John Galt The main character of the novel, John Galt is the man who dominates the action, though he doesn't appear until two-thirds of the way through the novel. John Galt is the character who conceives, initiates, and carries to a successful conclusion the strike of the great minds that forms the core of the novel's action. He is both the inventor of the motor and the "destroyer" that Dagny fears.

Dagny Taggart The novel's heroine, Dagny Taggart is Galt's most dangerous enemy but also the woman he loves. Dagny is a brilliant engineer/businesswoman who runs a transcontinental railroad expertly. Her strength of purpose and impassioned commitment to the railroad enables her to withstand the injustices of the looters' regime and, by her prodigious productivity, inadvertently sustain that regime. She is the primary foe that Galt must defeat.
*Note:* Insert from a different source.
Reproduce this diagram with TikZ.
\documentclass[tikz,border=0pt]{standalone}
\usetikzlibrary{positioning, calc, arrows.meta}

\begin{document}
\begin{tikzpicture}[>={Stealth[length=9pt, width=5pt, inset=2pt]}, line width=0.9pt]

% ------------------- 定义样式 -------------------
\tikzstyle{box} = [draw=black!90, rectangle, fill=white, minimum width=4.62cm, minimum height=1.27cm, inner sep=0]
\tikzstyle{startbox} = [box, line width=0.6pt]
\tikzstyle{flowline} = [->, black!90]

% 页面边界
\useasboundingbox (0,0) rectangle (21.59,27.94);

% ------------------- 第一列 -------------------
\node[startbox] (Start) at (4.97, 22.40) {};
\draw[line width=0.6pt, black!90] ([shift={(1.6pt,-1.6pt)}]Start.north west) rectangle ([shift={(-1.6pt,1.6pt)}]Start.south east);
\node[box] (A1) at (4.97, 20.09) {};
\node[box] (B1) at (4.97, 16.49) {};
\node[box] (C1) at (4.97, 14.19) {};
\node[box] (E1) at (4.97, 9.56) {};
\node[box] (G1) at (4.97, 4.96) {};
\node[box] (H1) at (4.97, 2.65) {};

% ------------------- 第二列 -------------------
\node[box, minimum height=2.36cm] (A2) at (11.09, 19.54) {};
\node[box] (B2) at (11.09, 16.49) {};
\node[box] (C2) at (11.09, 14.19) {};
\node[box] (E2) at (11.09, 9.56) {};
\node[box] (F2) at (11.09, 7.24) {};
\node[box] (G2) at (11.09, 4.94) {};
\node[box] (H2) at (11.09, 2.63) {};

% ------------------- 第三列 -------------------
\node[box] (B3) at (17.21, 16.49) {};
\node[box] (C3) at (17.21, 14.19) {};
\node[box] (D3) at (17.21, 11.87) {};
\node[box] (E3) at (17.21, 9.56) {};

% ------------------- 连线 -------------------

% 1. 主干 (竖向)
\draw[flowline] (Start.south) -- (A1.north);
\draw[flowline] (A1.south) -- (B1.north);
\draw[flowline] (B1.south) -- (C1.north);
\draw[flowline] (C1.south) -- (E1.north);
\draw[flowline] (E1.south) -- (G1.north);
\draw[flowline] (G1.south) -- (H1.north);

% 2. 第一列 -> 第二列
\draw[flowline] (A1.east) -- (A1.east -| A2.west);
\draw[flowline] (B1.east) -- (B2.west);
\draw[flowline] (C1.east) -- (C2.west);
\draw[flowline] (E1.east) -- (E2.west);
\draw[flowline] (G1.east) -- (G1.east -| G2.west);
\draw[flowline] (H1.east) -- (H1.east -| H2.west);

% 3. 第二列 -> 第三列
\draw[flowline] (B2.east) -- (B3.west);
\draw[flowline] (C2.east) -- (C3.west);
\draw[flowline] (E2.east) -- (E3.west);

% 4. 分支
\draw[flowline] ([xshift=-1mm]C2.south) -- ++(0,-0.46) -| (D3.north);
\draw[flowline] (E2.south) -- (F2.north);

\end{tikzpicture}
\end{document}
Hank Rearden Hank Rearden is the industrialist who runs the country's finest steel mills. Through ten years of herculean effort, he has invented a new substance — Rearden Metal — that is vastly superior to steel. Hank is also Dagny's colleague and lover through much of the story. He is the other great industrialist inadvertently propping up the looters' regime and, consequently, also a danger to Galt's strike. Rearden has uncritically accepted part of the looters' code — the moral premise that an individual has the unchosen obligation to serve others. In order to experience the joy that he has earned, Rearden must liberate himself from the shackles of the self-sacrifice morality.

Francisco d'Anconia A friend and ally of John Galt, Francisco d'Anconia was the first to join Galt in going on strike and is an active recruiting officer for the strike. Francisco is the world's wealthiest man, a brilliant copper industrialist who takes the disguise of a hedonistic playboy as a means of hiding his true intent: the gradual destruction of d'Anconia Copper and of the millions of dollars invested in it by American businessmen. A childhood friend of Dagny's and her first lover, he pays the highest price for his role in the strike.
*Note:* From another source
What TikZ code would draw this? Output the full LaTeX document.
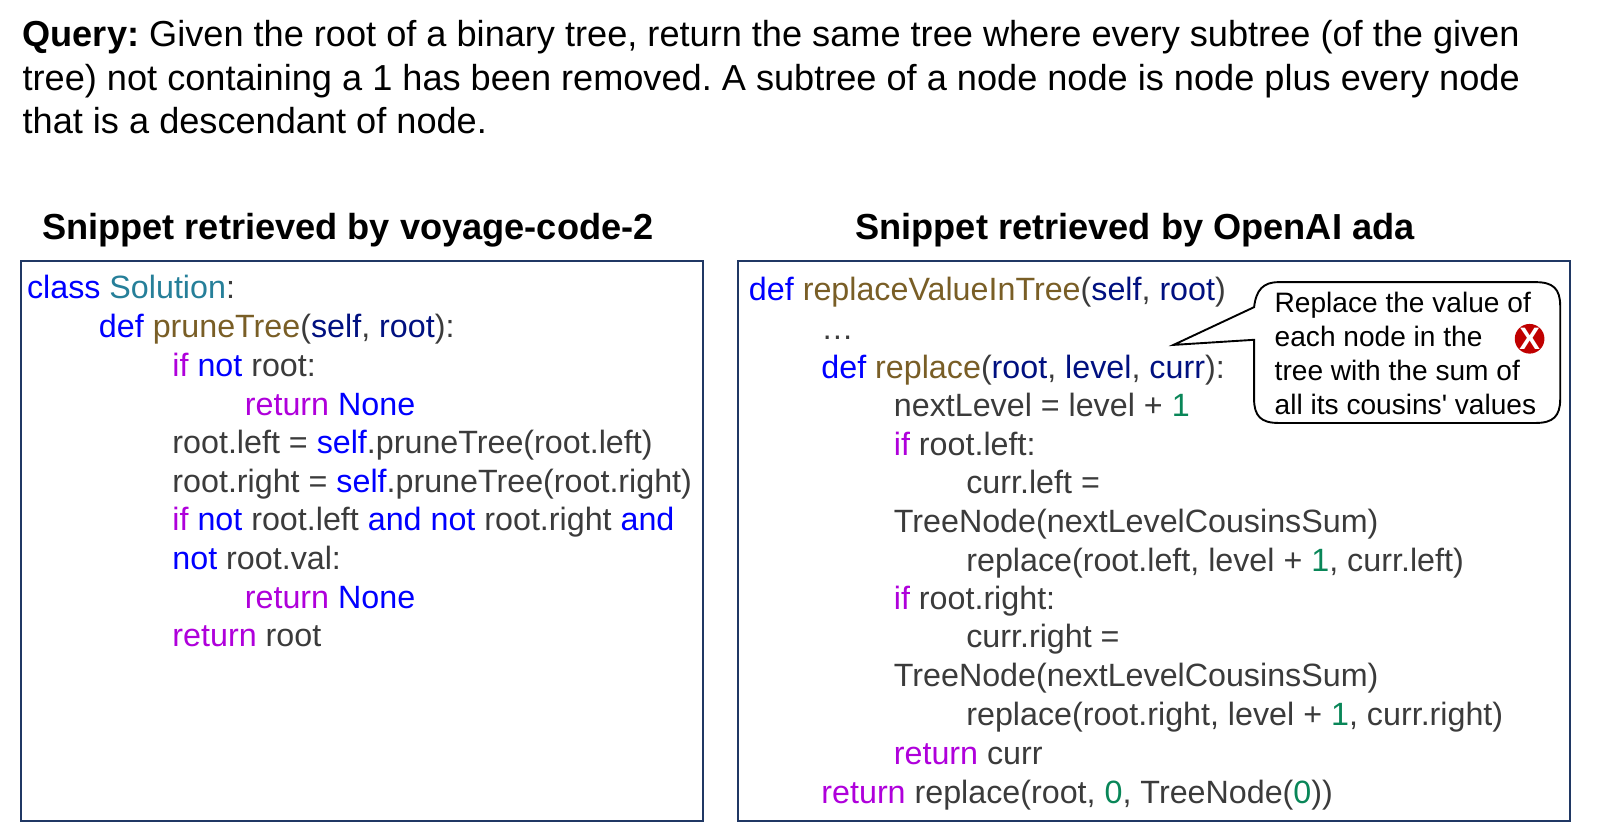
\documentclass[tikz,border=0pt]{standalone}
\usepackage{fontspec}
\setmainfont{Liberation Sans}
\definecolor{kwblue}{HTML}{0000FF}
\definecolor{kwpurple}{HTML}{AF00DB}
\definecolor{fnbrown}{HTML}{795E26}
\definecolor{parnavy}{HTML}{001080}
\definecolor{clsteal}{HTML}{267F99}
\definecolor{numgreen}{HTML}{098658}
\definecolor{txtgray}{HTML}{3B3B3B}
\definecolor{framenavy}{HTML}{203864}
\definecolor{xred}{HTML}{C00000}
\newcommand{\kb}[1]{\textcolor{kwblue}{#1}}
\newcommand{\kp}[1]{\textcolor{kwpurple}{#1}}
\newcommand{\fnc}[1]{\textcolor{fnbrown}{#1}}
\newcommand{\prm}[1]{\textcolor{parnavy}{#1}}
\newcommand{\cls}[1]{\textcolor{clsteal}{#1}}
\newcommand{\nmb}[1]{\textcolor{numgreen}{#1}}
\frenchspacing
\tikzset{
  x=1.0204pt,y=-1.0204pt,
  codeline/.style={anchor=base west,inner sep=0pt,outer sep=0pt,text=txtgray,font=\fontsize{32.25}{36}\selectfont},
  querytext/.style={anchor=base west,inner sep=0pt,text=black,font=\fontsize{36.15}{40}\selectfont},
  titletext/.style={anchor=base west,inner sep=0pt,text=black,font=\bfseries\fontsize{36.2}{40}\selectfont},
  framebox/.style={draw=framenavy,line width=2pt},
  bubbletext/.style={anchor=base west,inner sep=0pt,text=black,font=\fontsize{28.1}{34}\selectfont},
}
\begin{document}
\begin{tikzpicture}
\useasboundingbox (0,0) rectangle (1568,814.3);
\node[querytext] (q1) at (22,46) {\textbf{Query:} Given the root of a binary tree, return the same tree where every subtree (of the given};
\node[querytext] (q2) at (22,89) {tree) not containing a 1 has been removed. A subtree of a node node is node plus every node};
\node[querytext] (q3) at (22,131) {that is a descendant of node.};
\node[titletext] (t1) at (41,234.5) {Snippet retrieved by voyage-code-2};
\node[titletext] (t2) at (838,234.5) {Snippet retrieved by OpenAI ada};
\draw[framebox] (20.5,256) rectangle (689,805);
\draw[framebox] (723,256) rectangle (1539,805);
% left code
\node[codeline] (a1) at (26.5,293) {\kb{class} \cls{Solution}:};
\node[codeline] (a2) at (97,331) {\kb{def} \fnc{pruneTree}(\prm{self}, \prm{root}):};
\node[codeline] (a3) at (169,369) {\kp{if} \kb{not} root:};
\node[codeline] (a4) at (240,407) {\kp{return} \kb{None}};
\node[codeline] (a5) at (169,444.5) {root.left = \kb{self}.pruneTree(root.left)};
\node[codeline] (a6) at (169,482.5) {root.right = \kb{self}.pruneTree(root.right)};
\node[codeline] (a7) at (169,520) {\kp{if} \kb{not} root.left \kb{and} \kb{not} root.right \kb{and}};
\node[codeline] (a8) at (169,558) {\kb{not} root.val:};
\node[codeline] (a9) at (240,596) {\kp{return} \kb{None}};
\node[codeline] (a10) at (169,634) {\kp{return} root};
% right code
\node[codeline] (b1) at (734,294.5) {\kb{def} \fnc{replaceValueInTree}(\prm{self}, \prm{root})};
\node[codeline] (b2) at (805,332.5) {…};
\node[codeline] (b3) at (805,370.5) {\kb{def} \fnc{replace}(\prm{root}, \prm{level}, \prm{curr}):};
\node[codeline] (b4) at (876,408.5) {nextLevel = level + \nmb{1}};
\node[codeline] (b5) at (876,446) {\kp{if} root.left:};
\node[codeline] (b6) at (947,484) {curr.left =};
\node[codeline] (b7) at (876,522) {TreeNode(nextLevelCousinsSum)};
\node[codeline] (b8) at (947,560) {replace(root.left, level + \nmb{1}, curr.left)};
\node[codeline] (b9) at (876,597.5) {\kp{if} root.right:};
\node[codeline] (b10) at (947,635) {curr.right =};
\node[codeline] (b11) at (876,673) {TreeNode(nextLevelCousinsSum)};
\node[codeline] (b12) at (947,711) {replace(root.right, level + \nmb{1}, curr.right)};
\node[codeline] (b13) at (876,749) {\kp{return} curr};
\node[codeline] (b14) at (805,787) {\kp{return} replace(root, \nmb{0}, TreeNode(\nmb{0}))};
% callout
\draw[black,line width=1.9pt,fill=white,line join=miter]
  (1150,338) -- (1229,333) -- (1229,391)
  .. controls (1229,408) and (1236,414.5) .. (1253,414.5) -- (1505,414.5)
  .. controls (1522,414.5) and (1529,408) .. (1529,391) -- (1529,300)
  .. controls (1529,283) and (1522,276.5) .. (1505,276.5) -- (1253,276.5)
  .. controls (1238,276.5) and (1231,284) .. (1229,301) -- cycle;
\node[bubbletext] (c1) at (1249,306) {Replace the value of};
\node[bubbletext] (c2) at (1249,340) {each node in the};
\node[bubbletext] (c3) at (1249,373) {tree with the sum of};
\node[bubbletext] (c4) at (1249,406) {all its cousins\textquotesingle{} values};
\node[circle,fill=xred,text=white,inner sep=0pt,minimum size=29pt,font=\bfseries\fontsize{31}{31}\selectfont] (cross) at (1499,332) {X};
\end{tikzpicture}
\end{document}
Ragnar Danneskjöld Like Francisco, Ragnar Danneskjöld is a friend of Galt's who joins the strike at its inception. A brilliant philosopher who chooses to fight the looters as a pirate, he robs their ships and restores the wealth to the people who produced it. Danneskjöld is the opposite of Robin Hood: He robs the poor and gives to the rich — he takes from the parasitical and restores wealth to the productive.